▸ Directions for this task
Copy the records below exactly, starting at the line that contains "Rebuild this chart" and ending at the line that contains "plt.rcParams['font.family'] = ['Open"; leave out any pictures.

____ Data for processing

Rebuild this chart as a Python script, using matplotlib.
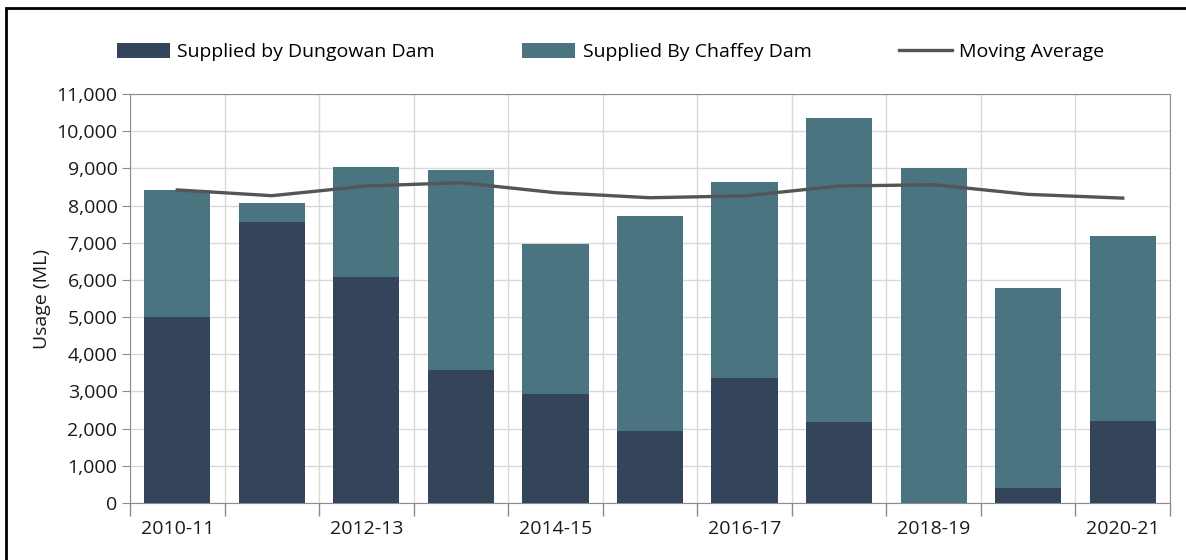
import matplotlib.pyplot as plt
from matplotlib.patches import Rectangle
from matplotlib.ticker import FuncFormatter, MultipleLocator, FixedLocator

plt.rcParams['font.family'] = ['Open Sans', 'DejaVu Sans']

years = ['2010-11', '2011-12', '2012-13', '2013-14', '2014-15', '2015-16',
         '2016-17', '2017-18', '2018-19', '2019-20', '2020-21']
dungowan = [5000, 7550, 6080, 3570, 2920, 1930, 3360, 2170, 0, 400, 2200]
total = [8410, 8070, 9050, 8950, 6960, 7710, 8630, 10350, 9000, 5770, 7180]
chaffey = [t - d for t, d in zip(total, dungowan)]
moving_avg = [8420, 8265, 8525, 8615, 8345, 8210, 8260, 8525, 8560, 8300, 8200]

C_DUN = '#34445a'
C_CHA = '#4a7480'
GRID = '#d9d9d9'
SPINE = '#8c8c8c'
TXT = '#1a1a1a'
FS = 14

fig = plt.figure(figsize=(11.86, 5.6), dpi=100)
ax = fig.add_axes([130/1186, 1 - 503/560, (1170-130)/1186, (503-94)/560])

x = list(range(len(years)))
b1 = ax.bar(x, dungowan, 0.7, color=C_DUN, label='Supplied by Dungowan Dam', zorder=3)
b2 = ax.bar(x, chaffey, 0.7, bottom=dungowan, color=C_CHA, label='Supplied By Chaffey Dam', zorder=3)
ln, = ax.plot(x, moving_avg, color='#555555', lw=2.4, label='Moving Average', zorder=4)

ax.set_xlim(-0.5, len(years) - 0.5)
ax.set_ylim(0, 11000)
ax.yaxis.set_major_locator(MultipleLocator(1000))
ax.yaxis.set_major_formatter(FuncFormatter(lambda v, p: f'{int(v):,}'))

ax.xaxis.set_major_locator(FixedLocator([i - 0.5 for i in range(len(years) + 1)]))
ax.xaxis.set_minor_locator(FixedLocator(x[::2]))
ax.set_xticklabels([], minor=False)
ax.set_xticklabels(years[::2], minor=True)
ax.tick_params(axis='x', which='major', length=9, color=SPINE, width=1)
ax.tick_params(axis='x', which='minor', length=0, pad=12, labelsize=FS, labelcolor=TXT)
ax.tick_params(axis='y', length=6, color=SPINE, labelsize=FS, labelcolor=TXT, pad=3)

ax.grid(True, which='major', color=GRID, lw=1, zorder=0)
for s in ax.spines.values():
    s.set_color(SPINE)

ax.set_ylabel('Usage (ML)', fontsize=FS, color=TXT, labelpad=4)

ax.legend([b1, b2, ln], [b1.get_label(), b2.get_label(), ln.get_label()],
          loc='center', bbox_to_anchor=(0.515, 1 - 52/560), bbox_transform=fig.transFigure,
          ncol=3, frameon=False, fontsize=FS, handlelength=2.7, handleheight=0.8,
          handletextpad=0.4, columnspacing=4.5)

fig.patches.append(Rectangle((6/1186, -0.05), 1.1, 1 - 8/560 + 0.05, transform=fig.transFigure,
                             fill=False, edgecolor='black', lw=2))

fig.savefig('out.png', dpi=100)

________
____ Data for processing

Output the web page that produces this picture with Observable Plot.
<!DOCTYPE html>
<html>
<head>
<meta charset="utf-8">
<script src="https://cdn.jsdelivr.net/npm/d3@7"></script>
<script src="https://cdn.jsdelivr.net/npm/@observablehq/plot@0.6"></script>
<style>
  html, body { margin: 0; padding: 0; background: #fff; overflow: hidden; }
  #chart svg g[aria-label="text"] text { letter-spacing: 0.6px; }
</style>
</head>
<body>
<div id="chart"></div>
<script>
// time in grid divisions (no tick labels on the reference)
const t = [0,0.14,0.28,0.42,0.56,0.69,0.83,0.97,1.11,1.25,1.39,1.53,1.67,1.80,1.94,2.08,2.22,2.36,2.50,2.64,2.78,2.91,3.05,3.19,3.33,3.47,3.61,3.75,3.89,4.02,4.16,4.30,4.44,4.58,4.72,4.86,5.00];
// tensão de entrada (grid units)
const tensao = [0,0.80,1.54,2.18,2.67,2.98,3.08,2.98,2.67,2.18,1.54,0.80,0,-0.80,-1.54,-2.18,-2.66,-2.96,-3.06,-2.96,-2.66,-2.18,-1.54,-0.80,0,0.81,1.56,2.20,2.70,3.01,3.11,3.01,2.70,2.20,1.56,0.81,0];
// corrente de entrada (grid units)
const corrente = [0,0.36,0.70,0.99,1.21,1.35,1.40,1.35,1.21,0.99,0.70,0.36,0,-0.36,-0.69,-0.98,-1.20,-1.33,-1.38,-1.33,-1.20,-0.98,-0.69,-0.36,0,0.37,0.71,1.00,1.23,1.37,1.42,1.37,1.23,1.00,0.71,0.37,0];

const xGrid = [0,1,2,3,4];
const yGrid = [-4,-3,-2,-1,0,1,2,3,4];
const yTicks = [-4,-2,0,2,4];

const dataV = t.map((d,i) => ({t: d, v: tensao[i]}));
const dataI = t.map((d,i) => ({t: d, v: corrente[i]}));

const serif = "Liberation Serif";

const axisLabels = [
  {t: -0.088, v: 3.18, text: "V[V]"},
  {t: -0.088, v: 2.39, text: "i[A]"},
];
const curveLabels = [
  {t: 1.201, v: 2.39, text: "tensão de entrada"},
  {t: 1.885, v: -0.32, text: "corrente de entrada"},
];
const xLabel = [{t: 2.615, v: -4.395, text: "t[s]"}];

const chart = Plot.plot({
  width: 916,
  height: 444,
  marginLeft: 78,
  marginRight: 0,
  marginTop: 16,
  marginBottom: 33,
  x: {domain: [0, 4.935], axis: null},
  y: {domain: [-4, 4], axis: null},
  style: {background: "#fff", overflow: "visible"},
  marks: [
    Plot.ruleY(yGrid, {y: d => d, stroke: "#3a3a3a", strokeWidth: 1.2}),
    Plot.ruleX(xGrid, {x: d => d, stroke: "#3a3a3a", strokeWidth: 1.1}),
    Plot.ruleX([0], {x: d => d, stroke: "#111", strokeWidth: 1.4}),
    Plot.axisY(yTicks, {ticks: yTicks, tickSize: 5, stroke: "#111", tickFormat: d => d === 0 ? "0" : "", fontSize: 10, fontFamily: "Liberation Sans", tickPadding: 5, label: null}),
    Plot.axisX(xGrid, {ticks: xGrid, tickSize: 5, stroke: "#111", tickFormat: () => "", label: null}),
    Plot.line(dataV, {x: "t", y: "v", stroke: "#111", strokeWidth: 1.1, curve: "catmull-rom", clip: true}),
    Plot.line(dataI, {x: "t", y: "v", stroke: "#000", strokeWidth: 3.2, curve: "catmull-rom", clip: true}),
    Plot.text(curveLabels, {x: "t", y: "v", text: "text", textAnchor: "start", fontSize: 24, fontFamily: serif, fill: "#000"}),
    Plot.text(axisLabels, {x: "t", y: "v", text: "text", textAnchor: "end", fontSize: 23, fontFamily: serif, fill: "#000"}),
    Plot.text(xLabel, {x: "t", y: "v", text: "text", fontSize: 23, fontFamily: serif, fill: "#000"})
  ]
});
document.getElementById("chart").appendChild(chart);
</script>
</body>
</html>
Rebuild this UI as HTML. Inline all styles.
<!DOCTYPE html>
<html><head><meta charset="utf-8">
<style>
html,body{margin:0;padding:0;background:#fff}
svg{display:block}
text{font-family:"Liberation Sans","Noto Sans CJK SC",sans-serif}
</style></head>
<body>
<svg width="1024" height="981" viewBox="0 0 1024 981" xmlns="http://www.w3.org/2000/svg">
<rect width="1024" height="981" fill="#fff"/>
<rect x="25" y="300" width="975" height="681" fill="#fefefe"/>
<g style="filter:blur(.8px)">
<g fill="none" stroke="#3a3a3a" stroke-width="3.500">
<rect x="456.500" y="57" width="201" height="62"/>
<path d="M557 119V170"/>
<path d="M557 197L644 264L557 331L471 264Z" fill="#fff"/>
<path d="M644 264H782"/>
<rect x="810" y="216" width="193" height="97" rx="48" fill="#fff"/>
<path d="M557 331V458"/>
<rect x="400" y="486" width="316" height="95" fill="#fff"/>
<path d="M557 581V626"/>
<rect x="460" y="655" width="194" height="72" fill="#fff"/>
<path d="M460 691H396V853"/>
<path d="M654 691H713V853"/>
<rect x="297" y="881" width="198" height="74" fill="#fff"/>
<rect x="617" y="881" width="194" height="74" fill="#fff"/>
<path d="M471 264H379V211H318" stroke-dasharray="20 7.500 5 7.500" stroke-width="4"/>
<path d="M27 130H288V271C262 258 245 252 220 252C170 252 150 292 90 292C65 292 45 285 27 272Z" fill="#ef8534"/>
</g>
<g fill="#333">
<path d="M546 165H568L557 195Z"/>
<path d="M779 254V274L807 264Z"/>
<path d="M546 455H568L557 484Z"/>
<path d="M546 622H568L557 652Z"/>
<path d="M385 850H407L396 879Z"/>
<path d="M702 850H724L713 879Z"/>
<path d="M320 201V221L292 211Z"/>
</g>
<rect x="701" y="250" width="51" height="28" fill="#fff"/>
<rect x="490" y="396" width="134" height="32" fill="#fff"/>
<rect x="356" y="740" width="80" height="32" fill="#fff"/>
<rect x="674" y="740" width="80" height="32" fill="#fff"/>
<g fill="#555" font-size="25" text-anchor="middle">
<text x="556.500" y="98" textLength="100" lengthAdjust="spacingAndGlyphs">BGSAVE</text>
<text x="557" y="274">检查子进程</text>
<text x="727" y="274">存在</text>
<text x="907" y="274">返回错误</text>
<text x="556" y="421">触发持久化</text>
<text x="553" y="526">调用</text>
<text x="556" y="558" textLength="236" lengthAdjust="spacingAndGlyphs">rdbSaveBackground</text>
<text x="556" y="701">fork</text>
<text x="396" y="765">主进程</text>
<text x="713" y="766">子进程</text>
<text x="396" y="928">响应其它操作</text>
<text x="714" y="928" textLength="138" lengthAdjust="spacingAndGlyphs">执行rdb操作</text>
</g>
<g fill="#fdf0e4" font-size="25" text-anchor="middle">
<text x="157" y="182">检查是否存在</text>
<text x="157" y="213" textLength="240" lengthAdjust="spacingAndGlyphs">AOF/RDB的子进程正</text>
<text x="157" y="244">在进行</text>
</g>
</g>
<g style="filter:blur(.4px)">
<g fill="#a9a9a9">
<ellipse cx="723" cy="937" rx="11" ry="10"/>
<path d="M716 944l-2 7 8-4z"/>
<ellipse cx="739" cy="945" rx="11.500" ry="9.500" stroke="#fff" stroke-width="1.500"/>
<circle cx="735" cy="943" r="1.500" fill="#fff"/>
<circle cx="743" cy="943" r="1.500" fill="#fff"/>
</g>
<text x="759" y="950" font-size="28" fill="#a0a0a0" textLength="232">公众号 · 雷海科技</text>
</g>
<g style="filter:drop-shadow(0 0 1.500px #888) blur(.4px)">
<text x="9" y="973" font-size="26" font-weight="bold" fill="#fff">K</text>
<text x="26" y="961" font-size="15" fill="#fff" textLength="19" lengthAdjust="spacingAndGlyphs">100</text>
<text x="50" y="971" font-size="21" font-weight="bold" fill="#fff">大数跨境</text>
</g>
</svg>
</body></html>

________

▸ Response below
Rebuild this chart as a Python script, using matplotlib.
import matplotlib.pyplot as plt
from matplotlib.patches import Rectangle
from matplotlib.ticker import FuncFormatter, MultipleLocator, FixedLocator

plt.rcParams['font.family'] = ['Open Sans', 'DejaVu Sans']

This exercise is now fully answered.